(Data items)
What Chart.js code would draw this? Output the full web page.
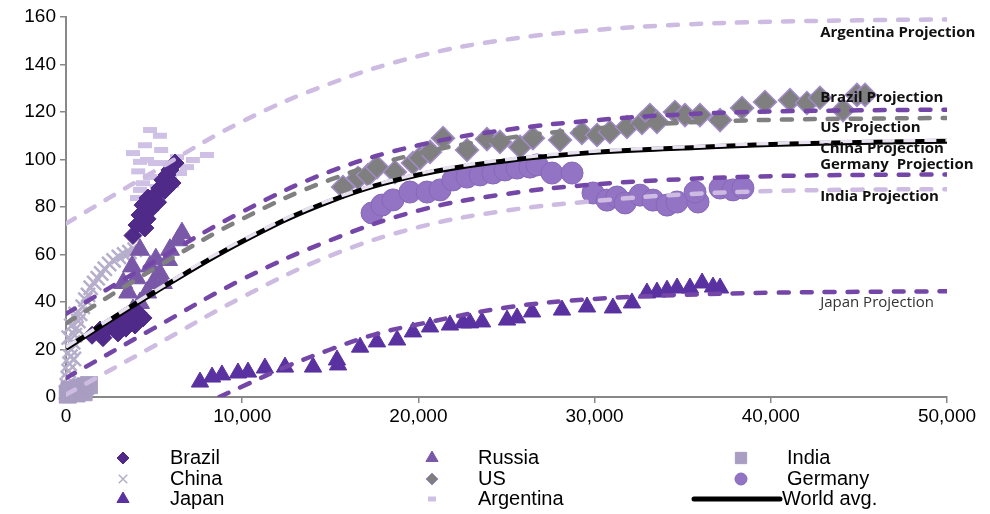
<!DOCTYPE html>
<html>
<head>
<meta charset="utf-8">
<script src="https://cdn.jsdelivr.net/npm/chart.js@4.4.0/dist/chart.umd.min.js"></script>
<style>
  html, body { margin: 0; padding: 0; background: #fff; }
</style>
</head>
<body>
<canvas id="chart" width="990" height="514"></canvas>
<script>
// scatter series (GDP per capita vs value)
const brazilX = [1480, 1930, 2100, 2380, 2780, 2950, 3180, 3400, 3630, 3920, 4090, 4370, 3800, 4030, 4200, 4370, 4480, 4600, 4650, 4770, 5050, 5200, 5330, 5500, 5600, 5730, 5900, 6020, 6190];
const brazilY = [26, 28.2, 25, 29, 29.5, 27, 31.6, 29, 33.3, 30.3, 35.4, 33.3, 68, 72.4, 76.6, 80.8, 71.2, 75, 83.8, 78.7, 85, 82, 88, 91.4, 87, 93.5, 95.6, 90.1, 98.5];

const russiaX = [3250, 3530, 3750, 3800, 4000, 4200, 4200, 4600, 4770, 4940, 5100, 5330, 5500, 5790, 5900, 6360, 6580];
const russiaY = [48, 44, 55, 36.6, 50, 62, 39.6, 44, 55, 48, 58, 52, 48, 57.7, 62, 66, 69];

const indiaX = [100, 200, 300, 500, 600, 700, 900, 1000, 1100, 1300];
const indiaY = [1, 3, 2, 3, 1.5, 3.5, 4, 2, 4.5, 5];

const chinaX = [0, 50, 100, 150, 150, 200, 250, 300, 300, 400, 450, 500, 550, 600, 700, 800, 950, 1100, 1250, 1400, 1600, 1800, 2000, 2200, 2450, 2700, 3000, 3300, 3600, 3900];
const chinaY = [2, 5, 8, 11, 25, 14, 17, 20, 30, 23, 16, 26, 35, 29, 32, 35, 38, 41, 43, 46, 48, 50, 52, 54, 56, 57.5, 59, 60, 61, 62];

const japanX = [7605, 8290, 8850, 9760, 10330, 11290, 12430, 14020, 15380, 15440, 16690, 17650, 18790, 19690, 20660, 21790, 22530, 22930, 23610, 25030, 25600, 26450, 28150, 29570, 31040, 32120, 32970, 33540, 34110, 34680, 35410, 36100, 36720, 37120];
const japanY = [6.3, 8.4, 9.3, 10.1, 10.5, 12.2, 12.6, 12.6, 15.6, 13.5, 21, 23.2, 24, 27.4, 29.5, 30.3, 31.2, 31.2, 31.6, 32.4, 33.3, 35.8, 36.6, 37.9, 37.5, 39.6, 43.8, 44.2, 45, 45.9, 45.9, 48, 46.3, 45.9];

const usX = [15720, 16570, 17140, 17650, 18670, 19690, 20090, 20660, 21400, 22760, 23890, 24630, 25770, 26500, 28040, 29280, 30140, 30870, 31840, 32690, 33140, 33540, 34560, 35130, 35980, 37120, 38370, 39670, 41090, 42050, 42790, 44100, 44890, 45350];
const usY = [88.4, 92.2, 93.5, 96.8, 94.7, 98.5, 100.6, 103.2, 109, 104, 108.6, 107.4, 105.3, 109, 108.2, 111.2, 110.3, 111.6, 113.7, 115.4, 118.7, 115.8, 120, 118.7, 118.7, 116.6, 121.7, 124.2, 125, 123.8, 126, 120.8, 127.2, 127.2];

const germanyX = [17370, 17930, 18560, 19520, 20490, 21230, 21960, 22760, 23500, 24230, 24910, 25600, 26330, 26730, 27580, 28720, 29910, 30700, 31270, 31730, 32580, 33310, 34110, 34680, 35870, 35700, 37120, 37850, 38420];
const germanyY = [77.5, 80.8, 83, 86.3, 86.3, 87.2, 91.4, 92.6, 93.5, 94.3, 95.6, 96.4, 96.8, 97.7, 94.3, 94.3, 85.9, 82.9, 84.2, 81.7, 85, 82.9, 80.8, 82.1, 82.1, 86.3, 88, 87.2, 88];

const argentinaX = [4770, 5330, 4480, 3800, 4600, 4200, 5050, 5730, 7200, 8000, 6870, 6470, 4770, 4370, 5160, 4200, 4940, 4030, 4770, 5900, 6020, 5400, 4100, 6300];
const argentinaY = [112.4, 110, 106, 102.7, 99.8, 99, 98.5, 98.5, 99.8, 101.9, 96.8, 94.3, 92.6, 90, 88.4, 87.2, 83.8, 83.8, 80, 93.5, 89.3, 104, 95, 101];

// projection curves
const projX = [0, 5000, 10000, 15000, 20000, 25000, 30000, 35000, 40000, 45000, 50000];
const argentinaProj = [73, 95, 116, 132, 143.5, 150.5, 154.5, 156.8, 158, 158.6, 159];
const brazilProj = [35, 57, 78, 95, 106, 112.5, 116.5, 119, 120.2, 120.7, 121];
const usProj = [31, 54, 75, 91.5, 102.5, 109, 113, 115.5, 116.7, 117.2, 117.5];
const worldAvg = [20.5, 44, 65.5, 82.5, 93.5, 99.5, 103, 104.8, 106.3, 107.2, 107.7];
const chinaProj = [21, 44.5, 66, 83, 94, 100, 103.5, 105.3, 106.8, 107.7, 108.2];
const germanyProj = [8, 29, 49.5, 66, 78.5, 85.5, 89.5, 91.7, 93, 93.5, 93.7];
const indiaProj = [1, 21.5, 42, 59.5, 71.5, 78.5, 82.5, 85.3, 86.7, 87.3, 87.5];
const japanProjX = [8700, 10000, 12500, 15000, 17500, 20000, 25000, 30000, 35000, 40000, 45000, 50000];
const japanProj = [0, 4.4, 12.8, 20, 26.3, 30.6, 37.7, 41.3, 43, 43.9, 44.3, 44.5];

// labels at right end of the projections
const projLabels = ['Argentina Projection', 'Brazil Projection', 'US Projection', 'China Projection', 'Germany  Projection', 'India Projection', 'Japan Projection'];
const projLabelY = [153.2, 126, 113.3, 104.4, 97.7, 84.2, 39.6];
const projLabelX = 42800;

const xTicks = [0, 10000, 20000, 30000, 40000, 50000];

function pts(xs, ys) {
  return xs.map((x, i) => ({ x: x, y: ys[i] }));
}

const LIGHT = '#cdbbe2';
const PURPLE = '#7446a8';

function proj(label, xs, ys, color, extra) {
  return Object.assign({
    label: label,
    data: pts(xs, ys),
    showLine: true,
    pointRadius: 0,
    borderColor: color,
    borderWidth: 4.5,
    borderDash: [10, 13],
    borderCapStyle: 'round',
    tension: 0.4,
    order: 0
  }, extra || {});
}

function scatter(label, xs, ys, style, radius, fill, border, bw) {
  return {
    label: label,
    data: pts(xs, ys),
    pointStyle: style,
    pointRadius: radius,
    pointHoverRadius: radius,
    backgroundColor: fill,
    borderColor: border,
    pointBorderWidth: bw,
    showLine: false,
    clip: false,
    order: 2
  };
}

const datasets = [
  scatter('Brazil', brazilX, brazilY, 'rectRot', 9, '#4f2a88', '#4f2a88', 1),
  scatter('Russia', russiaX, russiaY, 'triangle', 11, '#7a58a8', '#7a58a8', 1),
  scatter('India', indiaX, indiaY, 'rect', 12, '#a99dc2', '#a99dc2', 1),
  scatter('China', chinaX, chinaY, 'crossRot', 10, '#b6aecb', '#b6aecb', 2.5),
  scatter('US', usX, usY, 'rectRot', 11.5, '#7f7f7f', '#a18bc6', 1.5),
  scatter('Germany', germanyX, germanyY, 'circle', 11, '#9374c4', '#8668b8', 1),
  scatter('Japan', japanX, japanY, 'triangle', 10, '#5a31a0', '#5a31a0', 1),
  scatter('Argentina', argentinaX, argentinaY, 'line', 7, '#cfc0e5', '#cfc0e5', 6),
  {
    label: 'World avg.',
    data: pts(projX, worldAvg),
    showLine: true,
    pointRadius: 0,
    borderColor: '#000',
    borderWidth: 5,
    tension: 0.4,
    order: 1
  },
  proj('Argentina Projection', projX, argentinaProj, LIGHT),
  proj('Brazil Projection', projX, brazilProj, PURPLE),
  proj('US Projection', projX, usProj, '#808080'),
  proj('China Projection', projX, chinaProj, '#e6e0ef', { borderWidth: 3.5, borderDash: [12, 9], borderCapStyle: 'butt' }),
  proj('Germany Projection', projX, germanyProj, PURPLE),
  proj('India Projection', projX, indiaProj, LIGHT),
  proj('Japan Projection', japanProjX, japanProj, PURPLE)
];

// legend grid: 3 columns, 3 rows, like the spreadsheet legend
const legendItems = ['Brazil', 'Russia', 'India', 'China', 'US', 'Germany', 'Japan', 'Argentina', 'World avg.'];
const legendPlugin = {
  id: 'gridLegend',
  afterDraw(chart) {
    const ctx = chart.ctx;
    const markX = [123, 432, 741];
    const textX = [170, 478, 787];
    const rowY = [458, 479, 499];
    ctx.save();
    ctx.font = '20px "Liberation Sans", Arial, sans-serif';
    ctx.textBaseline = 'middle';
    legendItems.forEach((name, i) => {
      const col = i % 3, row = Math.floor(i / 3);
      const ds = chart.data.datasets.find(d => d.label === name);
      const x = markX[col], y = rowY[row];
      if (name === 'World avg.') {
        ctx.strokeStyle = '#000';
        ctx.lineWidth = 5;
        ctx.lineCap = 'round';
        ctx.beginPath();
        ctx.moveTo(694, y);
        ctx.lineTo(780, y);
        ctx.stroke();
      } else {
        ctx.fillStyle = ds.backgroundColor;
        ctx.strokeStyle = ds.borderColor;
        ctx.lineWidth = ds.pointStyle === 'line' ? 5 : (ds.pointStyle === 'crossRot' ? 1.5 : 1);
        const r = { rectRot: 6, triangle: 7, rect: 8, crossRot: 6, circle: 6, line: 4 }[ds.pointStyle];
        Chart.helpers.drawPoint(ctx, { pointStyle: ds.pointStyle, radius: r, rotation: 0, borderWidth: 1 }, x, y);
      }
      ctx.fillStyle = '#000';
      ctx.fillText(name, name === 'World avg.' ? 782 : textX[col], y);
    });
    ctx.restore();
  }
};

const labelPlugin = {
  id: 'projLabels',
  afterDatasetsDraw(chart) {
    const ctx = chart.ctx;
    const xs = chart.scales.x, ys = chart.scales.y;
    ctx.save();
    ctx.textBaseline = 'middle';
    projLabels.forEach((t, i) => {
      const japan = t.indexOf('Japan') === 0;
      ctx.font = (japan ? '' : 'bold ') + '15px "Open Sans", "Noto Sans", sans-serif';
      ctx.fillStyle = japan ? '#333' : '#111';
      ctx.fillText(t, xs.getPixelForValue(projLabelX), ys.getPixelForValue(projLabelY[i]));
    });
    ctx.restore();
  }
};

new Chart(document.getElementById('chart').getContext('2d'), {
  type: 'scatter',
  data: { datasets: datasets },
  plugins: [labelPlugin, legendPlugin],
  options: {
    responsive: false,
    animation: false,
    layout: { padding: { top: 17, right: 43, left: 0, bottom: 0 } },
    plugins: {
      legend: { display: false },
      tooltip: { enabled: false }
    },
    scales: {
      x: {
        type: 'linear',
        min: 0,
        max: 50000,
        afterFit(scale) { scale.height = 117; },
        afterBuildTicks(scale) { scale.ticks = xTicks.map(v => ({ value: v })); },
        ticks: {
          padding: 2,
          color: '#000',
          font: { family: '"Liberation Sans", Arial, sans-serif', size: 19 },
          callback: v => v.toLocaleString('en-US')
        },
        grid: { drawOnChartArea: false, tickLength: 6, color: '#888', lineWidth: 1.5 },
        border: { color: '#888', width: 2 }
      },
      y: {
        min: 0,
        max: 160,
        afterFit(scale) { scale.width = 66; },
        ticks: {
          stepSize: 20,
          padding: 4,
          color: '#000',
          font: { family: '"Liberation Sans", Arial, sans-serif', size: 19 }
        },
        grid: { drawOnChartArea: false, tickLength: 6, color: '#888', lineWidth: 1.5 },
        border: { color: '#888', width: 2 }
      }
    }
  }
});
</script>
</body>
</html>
---
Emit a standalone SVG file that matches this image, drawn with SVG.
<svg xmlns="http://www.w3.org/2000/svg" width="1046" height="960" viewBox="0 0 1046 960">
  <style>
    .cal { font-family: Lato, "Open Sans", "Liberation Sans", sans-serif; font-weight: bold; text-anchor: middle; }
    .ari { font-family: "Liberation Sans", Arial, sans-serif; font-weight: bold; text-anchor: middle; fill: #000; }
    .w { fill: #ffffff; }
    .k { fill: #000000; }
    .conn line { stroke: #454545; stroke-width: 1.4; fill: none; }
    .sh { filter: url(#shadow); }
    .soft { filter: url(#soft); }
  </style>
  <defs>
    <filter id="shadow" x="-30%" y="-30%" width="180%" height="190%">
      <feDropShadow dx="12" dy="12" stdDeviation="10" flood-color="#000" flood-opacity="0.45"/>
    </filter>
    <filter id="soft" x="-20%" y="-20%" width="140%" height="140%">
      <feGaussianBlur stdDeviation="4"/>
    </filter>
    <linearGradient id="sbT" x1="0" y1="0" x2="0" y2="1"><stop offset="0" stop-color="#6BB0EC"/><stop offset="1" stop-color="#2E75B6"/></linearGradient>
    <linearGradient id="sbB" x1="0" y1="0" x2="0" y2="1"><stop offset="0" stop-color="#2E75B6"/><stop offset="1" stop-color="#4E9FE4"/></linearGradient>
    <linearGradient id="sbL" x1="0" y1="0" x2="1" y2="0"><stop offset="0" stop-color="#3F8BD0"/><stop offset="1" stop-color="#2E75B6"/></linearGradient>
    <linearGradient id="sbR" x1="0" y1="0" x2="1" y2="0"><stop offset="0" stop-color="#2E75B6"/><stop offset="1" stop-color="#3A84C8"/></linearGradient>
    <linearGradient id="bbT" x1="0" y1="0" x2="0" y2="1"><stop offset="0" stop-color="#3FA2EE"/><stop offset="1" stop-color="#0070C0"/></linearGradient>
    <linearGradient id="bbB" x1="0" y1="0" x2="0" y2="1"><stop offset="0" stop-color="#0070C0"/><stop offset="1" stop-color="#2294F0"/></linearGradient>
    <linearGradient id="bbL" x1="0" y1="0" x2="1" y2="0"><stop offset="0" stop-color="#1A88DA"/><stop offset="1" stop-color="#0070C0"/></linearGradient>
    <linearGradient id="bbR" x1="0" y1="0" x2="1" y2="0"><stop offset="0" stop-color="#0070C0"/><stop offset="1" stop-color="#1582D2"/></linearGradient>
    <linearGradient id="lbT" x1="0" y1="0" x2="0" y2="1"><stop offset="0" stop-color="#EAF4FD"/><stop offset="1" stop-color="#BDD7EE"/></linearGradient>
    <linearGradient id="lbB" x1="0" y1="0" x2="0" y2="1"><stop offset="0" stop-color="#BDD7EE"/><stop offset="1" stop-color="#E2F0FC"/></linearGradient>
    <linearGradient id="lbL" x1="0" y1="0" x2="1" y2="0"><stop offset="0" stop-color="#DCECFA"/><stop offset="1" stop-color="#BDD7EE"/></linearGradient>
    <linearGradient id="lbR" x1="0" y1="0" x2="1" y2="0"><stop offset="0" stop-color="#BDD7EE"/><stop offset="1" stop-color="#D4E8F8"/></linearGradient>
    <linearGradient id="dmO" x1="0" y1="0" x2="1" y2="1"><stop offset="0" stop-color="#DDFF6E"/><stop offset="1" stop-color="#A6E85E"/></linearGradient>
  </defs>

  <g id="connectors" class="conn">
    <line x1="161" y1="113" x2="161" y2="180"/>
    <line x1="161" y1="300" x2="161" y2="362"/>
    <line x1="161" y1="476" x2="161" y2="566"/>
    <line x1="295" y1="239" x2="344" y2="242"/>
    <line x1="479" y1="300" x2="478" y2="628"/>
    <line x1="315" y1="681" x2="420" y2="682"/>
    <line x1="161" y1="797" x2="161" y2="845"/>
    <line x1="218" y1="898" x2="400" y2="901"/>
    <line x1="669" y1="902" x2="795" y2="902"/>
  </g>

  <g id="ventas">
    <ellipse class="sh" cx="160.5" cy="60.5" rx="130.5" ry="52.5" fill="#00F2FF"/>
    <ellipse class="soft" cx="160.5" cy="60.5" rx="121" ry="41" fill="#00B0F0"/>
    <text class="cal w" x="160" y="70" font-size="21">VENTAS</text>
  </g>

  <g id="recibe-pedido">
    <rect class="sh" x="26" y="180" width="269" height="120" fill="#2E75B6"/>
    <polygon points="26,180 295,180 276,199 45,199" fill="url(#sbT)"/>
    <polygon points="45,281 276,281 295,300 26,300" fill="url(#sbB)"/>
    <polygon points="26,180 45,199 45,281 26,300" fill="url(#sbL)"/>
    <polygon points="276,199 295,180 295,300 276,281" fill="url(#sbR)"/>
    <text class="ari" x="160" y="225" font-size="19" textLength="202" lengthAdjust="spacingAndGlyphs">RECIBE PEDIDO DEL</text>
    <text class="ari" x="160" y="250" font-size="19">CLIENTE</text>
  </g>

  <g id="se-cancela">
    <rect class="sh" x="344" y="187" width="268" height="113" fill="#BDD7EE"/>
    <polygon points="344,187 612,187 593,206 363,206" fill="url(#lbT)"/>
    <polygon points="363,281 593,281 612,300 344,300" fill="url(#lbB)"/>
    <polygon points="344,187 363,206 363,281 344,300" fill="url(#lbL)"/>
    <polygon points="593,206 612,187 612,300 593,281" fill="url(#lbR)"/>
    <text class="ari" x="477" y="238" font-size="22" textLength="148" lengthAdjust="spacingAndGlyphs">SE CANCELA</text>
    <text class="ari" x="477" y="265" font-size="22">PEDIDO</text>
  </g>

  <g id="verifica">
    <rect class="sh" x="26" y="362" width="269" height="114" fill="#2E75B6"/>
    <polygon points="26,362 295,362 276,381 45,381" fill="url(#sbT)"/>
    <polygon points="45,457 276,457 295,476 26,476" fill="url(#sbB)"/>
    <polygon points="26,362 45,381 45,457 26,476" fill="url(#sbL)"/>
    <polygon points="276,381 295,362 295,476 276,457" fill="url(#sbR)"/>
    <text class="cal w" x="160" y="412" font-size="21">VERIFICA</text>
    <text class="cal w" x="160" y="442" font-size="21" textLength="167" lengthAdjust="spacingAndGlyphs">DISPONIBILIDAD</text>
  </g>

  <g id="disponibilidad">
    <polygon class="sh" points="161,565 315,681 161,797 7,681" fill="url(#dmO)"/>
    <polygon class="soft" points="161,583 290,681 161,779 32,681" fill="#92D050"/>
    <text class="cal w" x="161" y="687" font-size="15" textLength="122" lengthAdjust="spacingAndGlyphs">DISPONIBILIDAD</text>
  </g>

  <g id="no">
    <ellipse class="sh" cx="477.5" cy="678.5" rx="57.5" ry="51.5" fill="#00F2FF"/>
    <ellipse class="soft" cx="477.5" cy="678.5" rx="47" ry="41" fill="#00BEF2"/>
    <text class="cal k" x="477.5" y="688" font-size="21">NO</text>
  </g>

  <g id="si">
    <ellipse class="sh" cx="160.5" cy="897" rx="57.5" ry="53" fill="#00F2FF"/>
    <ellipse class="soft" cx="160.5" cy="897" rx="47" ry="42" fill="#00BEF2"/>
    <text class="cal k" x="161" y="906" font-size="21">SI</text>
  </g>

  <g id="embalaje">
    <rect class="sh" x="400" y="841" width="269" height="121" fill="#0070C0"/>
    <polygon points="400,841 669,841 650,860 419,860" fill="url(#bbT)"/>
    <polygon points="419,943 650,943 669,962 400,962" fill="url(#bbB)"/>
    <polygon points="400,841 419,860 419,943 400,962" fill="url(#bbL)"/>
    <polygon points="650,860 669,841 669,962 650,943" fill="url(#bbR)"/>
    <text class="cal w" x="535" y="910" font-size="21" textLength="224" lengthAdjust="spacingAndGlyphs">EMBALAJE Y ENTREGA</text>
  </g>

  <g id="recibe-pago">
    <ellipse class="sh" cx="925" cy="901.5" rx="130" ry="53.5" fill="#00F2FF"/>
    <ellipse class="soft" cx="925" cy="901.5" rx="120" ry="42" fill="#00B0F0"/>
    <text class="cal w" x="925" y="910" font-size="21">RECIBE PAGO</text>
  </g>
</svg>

* **WHAT TO DO**:
Keep the images out of the copy. Repeat word for word only the lines from the one containing "What Chart.js code" through the one containing "95.6, 90.1, 98.5];", both ends included.

* **THE COMPLETED TASK**:
What Chart.js code would draw this? Output the full web page.
<!DOCTYPE html>
<html>
<head>
<meta charset="utf-8">
<script src="https://cdn.jsdelivr.net/npm/chart.js@4.4.0/dist/chart.umd.min.js"></script>
<style>
  html, body { margin: 0; padding: 0; background: #fff; }
</style>
</head>
<body>
<canvas id="chart" width="990" height="514"></canvas>
<script>
// scatter series (GDP per capita vs value)
const brazilX = [1480, 1930, 2100, 2380, 2780, 2950, 3180, 3400, 3630, 3920, 4090, 4370, 3800, 4030, 4200, 4370, 4480, 4600, 4650, 4770, 5050, 5200, 5330, 5500, 5600, 5730, 5900, 6020, 6190];
const brazilY = [26, 28.2, 25, 29, 29.5, 27, 31.6, 29, 33.3, 30.3, 35.4, 33.3, 68, 72.4, 76.6, 80.8, 71.2, 75, 83.8, 78.7, 85, 82, 88, 91.4, 87, 93.5, 95.6, 90.1, 98.5];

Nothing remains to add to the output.